Armado em duas linhas de quatro, o Uruguai marcou bem o Chile pelos lados e pelo meio, mas expulsão de Cavani retirou da Celeste poder de chegar ao gol adversário
Mas, com expulsão ou não, com injustiça ao Uruguai ou não, o fato é que o Chile superou. Superou não apenas o atual campeão continental, mas os seus próprios medos. E mais: não obteve o resultado na base da empolgação. Ao contrário: o suposto show que muitos falavam jamais ocorreu. A equipe de Sampaoli teve mais de 70% da posse de bola, mas a postura uruguaia era controlada, era a de um time que não tinha seu principal jogador em campo. Marcando muito forte em duas linhas de quatro, o time de Tabárez se defendeu com perfeição quase que por toda a noite. O Chile manteve a serenidade no primeiro tempo: não abriu de seu jogo de toque envolvente, criou algumas chances perigosas, mas Muslera não fez uma defesa difícil sequer.

Na segunda etapa é que as coisas se complicaram. A prova está no próprio período pós-expulsão de Cavani: o gol de Isla em si foi a primeira chance clara do time da casa após ele adquirir a superioridade numérica. O Uruguai, por sua vez, já havia levado perigo duas vezes, em arremates de Carlos Sánchez e Cristian Rodríguez. O que isso significa? Que a camisa celeste estava começando a pesar. Na Copa do Mundo, diante do Brasil, foi muito mais o peso da camisa amarela que o fator local ou a qualidade do jogo em si que eliminou o Chile do Mundial. A circunstância começava a se repetir. E quando o nervosismo pela falta de títulos e da necessidade de ganhá-los ia começando a conversar com o desespero no Estádio Nacional, veio o chute seco de Isla, que encerrou o drama.

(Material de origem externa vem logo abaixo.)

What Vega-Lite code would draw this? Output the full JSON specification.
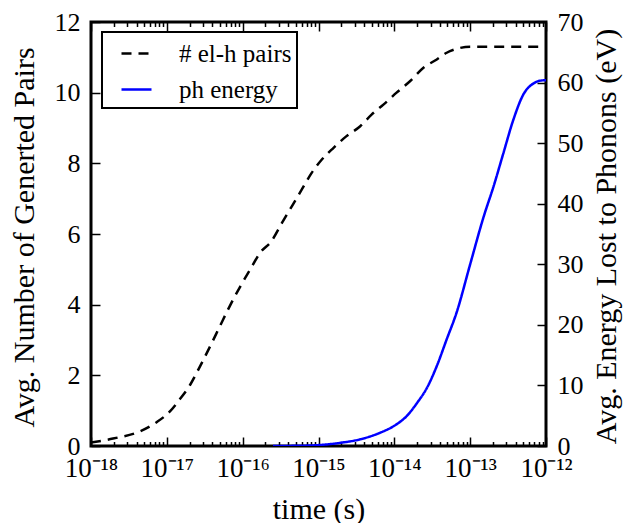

Portanto, apesar de todo o cenário favorável em termos técnicos e práticos, fica claro que para o Chile foi necessária muita superação para chegar ao triunfo. A superação de traumas do passado, da ansiedade de um estádio lotado, de enfrentar um adversário multicampeão e, principalmente, da imensa responsabilidade que se colocava no ombro de cada jogador - lembram de França x Paraguai em 1998? Trata-se de uma situação parecida. A expulsão de Cavani ontem só aumentou esse peso sobre as costas dos atletas chilenos, o que explica o nervosismo e a baixa produtividade da equipe no 11 contra 10.

Melhor lateral direito desta Copa América, Mauricio Isla comemorou seu gol com uma expressão muito mais de alívio que de qualquer outra coisa. A vibração incontida e emocionada de todos os torcedores nas arquibancadas também pareceu andar na mesma direção. Afinal, se a taça vier, esta provavelmente entrará para a história como a vitória mais emblemática e importante da campanha do primeiro título de grande porte do Chile, uma seleção cuja falta de troféus não representa a real importância que possui dentro do cenário do futebol sul-americano.